# GIVEN INFORMATION start
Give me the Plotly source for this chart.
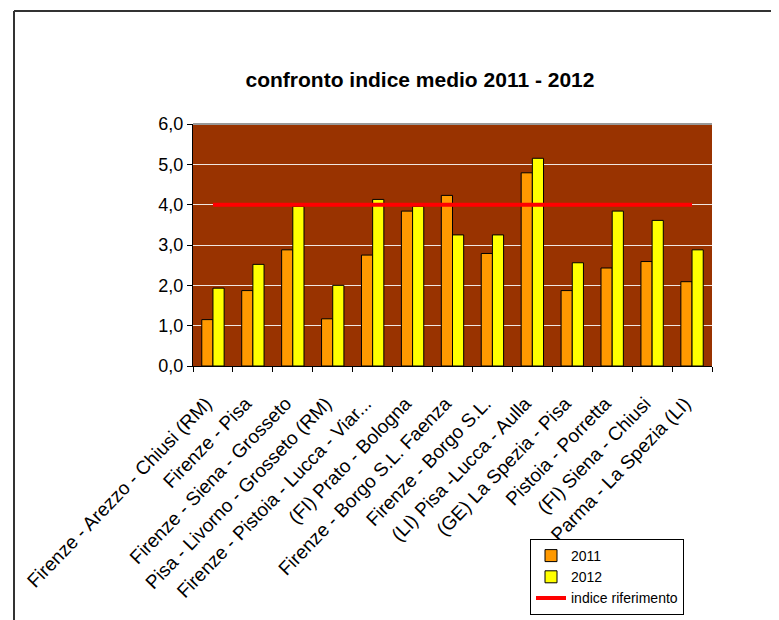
import plotly.graph_objects as go

categories = [
    "Firenze - Arezzo - Chiusi (RM)",
    "Firenze - Pisa",
    "Firenze - Siena - Grosseto",
    "Pisa - Livorno - Grosseto (RM)",
    "Firenze - Pistoia - Lucca - Viar...",
    "(FI) Prato - Bologna",
    "Firenze - Borgo S.L. Faenza",
    "Firenze - Borgo S.L.",
    "(LI) Pisa -Lucca - Aulla",
    "(GE) La Spezia - Pisa",
    "Pistoia - Porretta",
    "(FI) Siena - Chiusi",
    "Parma - La Spezia (LI)",
]
values_2011 = [1.15, 1.87, 2.88, 1.17, 2.75, 3.84, 4.23, 2.79, 4.79, 1.87, 2.43, 2.59, 2.09]
values_2012 = [1.93, 2.52, 3.96, 2.00, 4.13, 3.96, 3.25, 3.25, 5.15, 2.56, 3.84, 3.61, 2.88]
riferimento = [4.0] * len(categories)

FONT = "Liberation Sans, Arial, sans-serif"

# page offset (body margin) between figure and screen
OFF = 8
# plot area in figure pixels (screen pixels minus offset)
L, R, T, B = 193 - OFF, 712 - OFF, 124 - OFF, 366 - OFF
W, H = 779, 620
pw, ph = R - L, B - T

def px_x(p):
    return (p - OFF - L) / pw

def px_y(p):
    return (B - (p - OFF)) / ph

fig = go.Figure()
fig.add_trace(go.Bar(
    name="2011", x=categories, y=values_2011,
    marker=dict(color="#FF9900", line=dict(color="#000000", width=1)),
))
fig.add_trace(go.Bar(
    name="2012", x=categories, y=values_2012,
    marker=dict(color="#FFFF00", line=dict(color="#000000", width=1)),
))
fig.add_trace(go.Scatter(
    name="indice riferimento", x=categories, y=riferimento, mode="lines",
    line=dict(color="#FF0000", width=4),
))

fig.update_layout(
    width=W, height=H,
    margin=dict(l=L, r=W - R, t=T, b=H - B, autoexpand=False),
    paper_bgcolor="#FFFFFF",
    plot_bgcolor="#993300",
    separators=",.",
    barmode="group",
    bargap=0.44,
    bargroupgap=0,
    showlegend=True,
    title=dict(
        text="confronto indice medio 2011 - 2012",
        font=dict(family=FONT, size=21, color="#000000", weight="bold"),
        x=px_x(420), xref="paper", xanchor="center",
        y=1 - (80 - OFF) / H, yref="container", yanchor="middle",
    ),
    xaxis=dict(
        type="category", automargin=False,
        ticks="outside", ticklen=5, tickcolor="#000000", tickson="boundaries",
        showline=True, linecolor="#000000", linewidth=1,
        showgrid=False, zeroline=False,
        tickangle=-46,
        tickfont=dict(family=FONT, size=19, color="#000000"),
        ticklabelstandoff=18, ticklabelshift=-7,
    ),
    yaxis=dict(
        range=[0, 6], dtick=1, tickformat=".1f", automargin=False,
        ticks="outside", ticklen=5, tickcolor="#000000",
        showline=True, linecolor="#000000", linewidth=1,
        showgrid=True, gridcolor="#F0E6E0", gridwidth=1,
        zeroline=False,
        tickfont=dict(family=FONT, size=18, color="#000000"),
    ),
    legend=dict(
        x=px_x(530), y=px_y(539), xanchor="left", yanchor="top",
        xref="paper", yref="paper",
        bgcolor="#FFFFFF", bordercolor="#000000", borderwidth=1,
        font=dict(family=FONT, size=14, color="#000000"),
        tracegroupgap=0, itemwidth=30,
    ),
    shapes=[
        # plot area top border
        dict(type="line", xref="paper", yref="paper", x0=0, x1=1, y0=1, y1=1,
             line=dict(color="#999999", width=2)),
        # outer chart frame (top and left visible)
        dict(type="line", xref="paper", yref="paper",
             x0=px_x(14), x1=px_x(800), y0=px_y(11), y1=px_y(11),
             line=dict(color="#333333", width=2)),
        dict(type="line", xref="paper", yref="paper",
             x0=px_x(14), x1=px_x(14), y0=px_y(11), y1=px_y(640),
             line=dict(color="#333333", width=2)),
    ],
)

fig.write_html("out.html")
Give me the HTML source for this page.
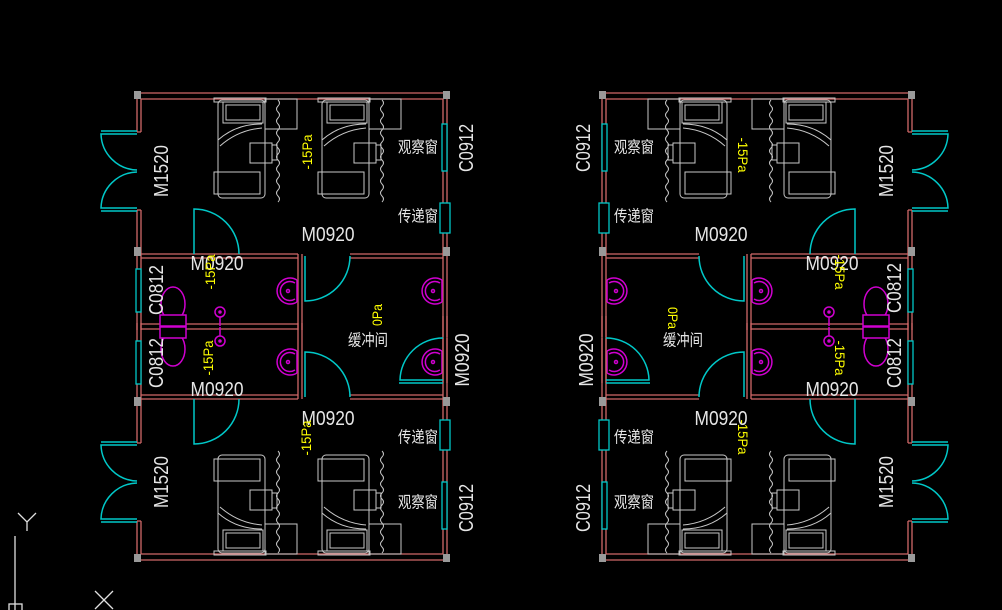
<!DOCTYPE html>
<html><head><meta charset="utf-8"><style>
html,body{margin:0;padding:0;background:#000;}
svg{display:block;}
text{font-family:"Liberation Sans","Noto Sans CJK SC",sans-serif;}
.w{fill:#e6e6e6;}
.y{fill:#ffff00;}
</style></head><body>
<svg width="1002" height="610" viewBox="0 0 1002 610" xmlns="http://www.w3.org/2000/svg">
<defs>
<g id="bed" fill="none" stroke="#c8c8c8" stroke-width="1">
  <rect x="214" y="98" width="52" height="4"/>
  <rect x="218" y="100" width="47" height="98" rx="4"/>
  <rect x="223" y="102" width="40" height="21"/>
  <rect x="226" y="105" width="34" height="15"/>
  <path d="M218,140 Q236,124 262,124 M220,146 Q238,130 262,128"/>
  <rect x="214" y="172" width="46" height="22"/>
  <rect x="250" y="143" width="22" height="20"/>
  <rect x="272" y="145" width="5" height="15"/>
  <rect x="265" y="99" width="32" height="30"/>
  <path d="M278,100 q3,3 0,6 q-3,3 0,6 q3,3 0,6 q-3,3 0,6 q3,3 0,6 q-3,3 0,6 q3,3 0,6 q-3,3 0,6 q3,3 0,6 q-3,3 0,6 q3,3 0,6 q-3,3 0,6 q3,3 0,6 q-3,3 0,6 q3,3 0,6 q-3,3 0,6 q3,3 0,6"/>
</g>
<g id="sink" fill="none" stroke="#d000d0" stroke-width="1.5">
  <path d="M297,280 A13,13 0 1 0 297,302"/>
  <path d="M295,283 A9.5,9.5 0 1 0 295,299"/>
  <path d="M297,280 V302"/>
  <circle cx="288" cy="291" r="1.5"/>
</g>
<g id="half">
  <g stroke="#d06868" stroke-width="1.3" fill="none">
    <path d="M137,93 H447 M141,99 H443"/>
    <path d="M137,93 V132 M141,99 V132 M137,210 V330 M141,210 V330"/>
    <path d="M443,99 V337 M447,93 V337"/>
    <path d="M141,254 H298 M141,258 H298"/>
    <path d="M298,254 V330 M302,254 V330"/>
    <path d="M350,254 H443 M350,258 H443"/>
    <path d="M141,324 H298"/>
    <path d="M137,132 H141 M137,210 H141"/>
  </g>
  <g fill="#9a9a9a">
    <rect x="134" y="91" width="7" height="8"/>
    <rect x="443" y="91" width="7" height="8"/>
    <rect x="134" y="247" width="7" height="9"/>
    <rect x="443" y="247" width="7" height="9"/>
  </g>
  <g fill="#000" stroke="#00c8c8" stroke-width="1.3">
    <rect x="442" y="124" width="5" height="47"/>
    <rect x="440" y="203" width="10" height="30"/>
    <rect x="136" y="269" width="5" height="43"/>
  </g>
  <g fill="none" stroke="#00c8c8" stroke-width="1.5">
    <path d="M137,131 H101 M137,134 H101 A37,37 0 0 0 137,170"/>
    <path d="M137,211 H101 M137,208 H101 A37,37 0 0 1 137,172"/>
    <path d="M194,254 V209 A45,45 0 0 1 239,254"/>
    <path d="M305,256 V301 A45,45 0 0 0 350,256"/>
  </g>
  <use href="#sink"/>
  <use href="#sink" transform="translate(145,0)"/>
  <g fill="none" stroke="#d000d0" stroke-width="1.5">
    <ellipse cx="173" cy="304" rx="12" ry="17"/>
    <rect x="160" y="315" width="26" height="11" fill="#000"/>
    <circle cx="220" cy="312" r="5"/>
    <circle cx="220" cy="312" r="1" fill="#d000d0"/>
    <path d="M220,317 V326"/>
  </g>
  <use href="#bed"/>
  <use href="#bed" transform="translate(104,0)"/>
</g>
<g id="plan">
  <use href="#half"/>
  <use href="#half" transform="translate(0,653) scale(1,-1)"/>
  <g fill="none" stroke="#d06868" stroke-width="1.3">
    <path d="M443,383 V338 M447,383 V338"/>
  </g>
  <path d="M443,383 H399 M443,380 H400 A43,43 0 0 1 443,338" fill="none" stroke="#00c8c8" stroke-width="1.5"/>
</g>
</defs>

<use href="#plan"/>
<use href="#plan" transform="translate(1049,0) scale(-1,1)"/>

<g class="w" font-size="20">
  <text x="162" y="171" transform="rotate(-90 162 171)" text-anchor="middle" dominant-baseline="central" textLength="52" lengthAdjust="spacingAndGlyphs">M1520</text>
  <text x="162" y="482" transform="rotate(-90 162 482)" text-anchor="middle" dominant-baseline="central" textLength="52" lengthAdjust="spacingAndGlyphs">M1520</text>
  <text x="467" y="148" transform="rotate(-90 467 148)" text-anchor="middle" dominant-baseline="central" textLength="48" lengthAdjust="spacingAndGlyphs">C0912</text>
  <text x="467" y="508" transform="rotate(-90 467 508)" text-anchor="middle" dominant-baseline="central" textLength="48" lengthAdjust="spacingAndGlyphs">C0912</text>
  <text x="328" y="235" text-anchor="middle" dominant-baseline="central" textLength="53" lengthAdjust="spacingAndGlyphs">M0920</text>
  <text x="328" y="419" text-anchor="middle" dominant-baseline="central" textLength="53" lengthAdjust="spacingAndGlyphs">M0920</text>
  <text x="217" y="264" text-anchor="middle" dominant-baseline="central" textLength="53" lengthAdjust="spacingAndGlyphs">M0920</text>
  <text x="217" y="390" text-anchor="middle" dominant-baseline="central" textLength="53" lengthAdjust="spacingAndGlyphs">M0920</text>
  <text x="157" y="290" transform="rotate(-90 157 290)" text-anchor="middle" dominant-baseline="central" textLength="50" lengthAdjust="spacingAndGlyphs">C0812</text>
  <text x="157" y="363" transform="rotate(-90 157 363)" text-anchor="middle" dominant-baseline="central" textLength="50" lengthAdjust="spacingAndGlyphs">C0812</text>
  <text x="463" y="360" transform="rotate(-90 463 360)" text-anchor="middle" dominant-baseline="central" textLength="53" lengthAdjust="spacingAndGlyphs">M0920</text>
</g>
<g class="w" font-size="16">
  <text x="418" y="148" text-anchor="middle" dominant-baseline="central" textLength="40" lengthAdjust="spacingAndGlyphs">观察窗</text>
  <text x="418" y="217" text-anchor="middle" dominant-baseline="central" textLength="40" lengthAdjust="spacingAndGlyphs">传递窗</text>
  <text x="418" y="438" text-anchor="middle" dominant-baseline="central" textLength="40" lengthAdjust="spacingAndGlyphs">传递窗</text>
  <text x="418" y="503" text-anchor="middle" dominant-baseline="central" textLength="40" lengthAdjust="spacingAndGlyphs">观察窗</text>
  <text x="368" y="341" text-anchor="middle" dominant-baseline="central" textLength="40" lengthAdjust="spacingAndGlyphs">缓冲间</text>
</g>
<g class="y" font-size="14">
  <text x="307" y="152" transform="rotate(-90 307 152)" text-anchor="middle" dominant-baseline="central" textLength="35" lengthAdjust="spacingAndGlyphs">-15Pa</text>
  <text x="306" y="438" transform="rotate(-90 306 438)" text-anchor="middle" dominant-baseline="central" textLength="35" lengthAdjust="spacingAndGlyphs">-15Pa</text>
  <text x="210" y="272" transform="rotate(-90 210 272)" text-anchor="middle" dominant-baseline="central" textLength="35" lengthAdjust="spacingAndGlyphs">-15Pa</text>
  <text x="208" y="358" transform="rotate(-90 208 358)" text-anchor="middle" dominant-baseline="central" textLength="35" lengthAdjust="spacingAndGlyphs">-15Pa</text>
  <text x="377" y="315" transform="rotate(-90 377 315)" text-anchor="middle" dominant-baseline="central" textLength="22" lengthAdjust="spacingAndGlyphs">0Pa</text>
</g>

<g class="w" font-size="20">
  <text x="887" y="171" transform="rotate(-90 887 171)" text-anchor="middle" dominant-baseline="central" textLength="52" lengthAdjust="spacingAndGlyphs">M1520</text>
  <text x="887" y="482" transform="rotate(-90 887 482)" text-anchor="middle" dominant-baseline="central" textLength="52" lengthAdjust="spacingAndGlyphs">M1520</text>
  <text x="584" y="148" transform="rotate(-90 584 148)" text-anchor="middle" dominant-baseline="central" textLength="48" lengthAdjust="spacingAndGlyphs">C0912</text>
  <text x="584" y="508" transform="rotate(-90 584 508)" text-anchor="middle" dominant-baseline="central" textLength="48" lengthAdjust="spacingAndGlyphs">C0912</text>
  <text x="721" y="235" text-anchor="middle" dominant-baseline="central" textLength="53" lengthAdjust="spacingAndGlyphs">M0920</text>
  <text x="721" y="419" text-anchor="middle" dominant-baseline="central" textLength="53" lengthAdjust="spacingAndGlyphs">M0920</text>
  <text x="832" y="264" text-anchor="middle" dominant-baseline="central" textLength="53" lengthAdjust="spacingAndGlyphs">M0920</text>
  <text x="832" y="390" text-anchor="middle" dominant-baseline="central" textLength="53" lengthAdjust="spacingAndGlyphs">M0920</text>
  <text x="895" y="288" transform="rotate(-90 895 288)" text-anchor="middle" dominant-baseline="central" textLength="50" lengthAdjust="spacingAndGlyphs">C0812</text>
  <text x="895" y="363" transform="rotate(-90 895 363)" text-anchor="middle" dominant-baseline="central" textLength="50" lengthAdjust="spacingAndGlyphs">C0812</text>
  <text x="587" y="360" transform="rotate(-90 587 360)" text-anchor="middle" dominant-baseline="central" textLength="53" lengthAdjust="spacingAndGlyphs">M0920</text>
</g>
<g class="w" font-size="16">
  <text x="634" y="148" text-anchor="middle" dominant-baseline="central" textLength="40" lengthAdjust="spacingAndGlyphs">观察窗</text>
  <text x="634" y="217" text-anchor="middle" dominant-baseline="central" textLength="40" lengthAdjust="spacingAndGlyphs">传递窗</text>
  <text x="634" y="438" text-anchor="middle" dominant-baseline="central" textLength="40" lengthAdjust="spacingAndGlyphs">传递窗</text>
  <text x="634" y="503" text-anchor="middle" dominant-baseline="central" textLength="40" lengthAdjust="spacingAndGlyphs">观察窗</text>
  <text x="683" y="341" text-anchor="middle" dominant-baseline="central" textLength="40" lengthAdjust="spacingAndGlyphs">缓冲间</text>
</g>
<g class="y" font-size="14">
  <text x="743" y="155" transform="rotate(90 743 155)" text-anchor="middle" dominant-baseline="central" textLength="35" lengthAdjust="spacingAndGlyphs">-15Pa</text>
  <text x="743" y="437" transform="rotate(90 743 437)" text-anchor="middle" dominant-baseline="central" textLength="35" lengthAdjust="spacingAndGlyphs">-15Pa</text>
  <text x="840" y="272" transform="rotate(90 840 272)" text-anchor="middle" dominant-baseline="central" textLength="35" lengthAdjust="spacingAndGlyphs">-15Pa</text>
  <text x="840" y="358" transform="rotate(90 840 358)" text-anchor="middle" dominant-baseline="central" textLength="35" lengthAdjust="spacingAndGlyphs">-15Pa</text>
  <text x="673" y="318" transform="rotate(90 673 318)" text-anchor="middle" dominant-baseline="central" textLength="22" lengthAdjust="spacingAndGlyphs">0Pa</text>
</g>

<g stroke="#e0e0e0" stroke-width="1.3" fill="none">
  <path d="M18,513 L27,522 L36,513 M27,522 V531"/>
  <path d="M15,536 V610"/>
  <rect x="9" y="604" width="13" height="8"/>
  <path d="M95,591 L113,609 M113,591 L95,609"/>
</g>
</svg>
</body></html>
# GIVEN INFORMATION end
Write out again, exactly, the lines from the start of the listing up to the line containing "return (B - (p - OFF)) / ph", with both ends and without pictures.

### WRITTEN SOLUTION
Give me the Plotly source for this chart.
import plotly.graph_objects as go

categories = [
    "Firenze - Arezzo - Chiusi (RM)",
    "Firenze - Pisa",
    "Firenze - Siena - Grosseto",
    "Pisa - Livorno - Grosseto (RM)",
    "Firenze - Pistoia - Lucca - Viar...",
    "(FI) Prato - Bologna",
    "Firenze - Borgo S.L. Faenza",
    "Firenze - Borgo S.L.",
    "(LI) Pisa -Lucca - Aulla",
    "(GE) La Spezia - Pisa",
    "Pistoia - Porretta",
    "(FI) Siena - Chiusi",
    "Parma - La Spezia (LI)",
]
values_2011 = [1.15, 1.87, 2.88, 1.17, 2.75, 3.84, 4.23, 2.79, 4.79, 1.87, 2.43, 2.59, 2.09]
values_2012 = [1.93, 2.52, 3.96, 2.00, 4.13, 3.96, 3.25, 3.25, 5.15, 2.56, 3.84, 3.61, 2.88]
riferimento = [4.0] * len(categories)

FONT = "Liberation Sans, Arial, sans-serif"

# page offset (body margin) between figure and screen
OFF = 8
# plot area in figure pixels (screen pixels minus offset)
L, R, T, B = 193 - OFF, 712 - OFF, 124 - OFF, 366 - OFF
W, H = 779, 620
pw, ph = R - L, B - T

def px_x(p):
    return (p - OFF - L) / pw

def px_y(p):
    return (B - (p - OFF)) / ph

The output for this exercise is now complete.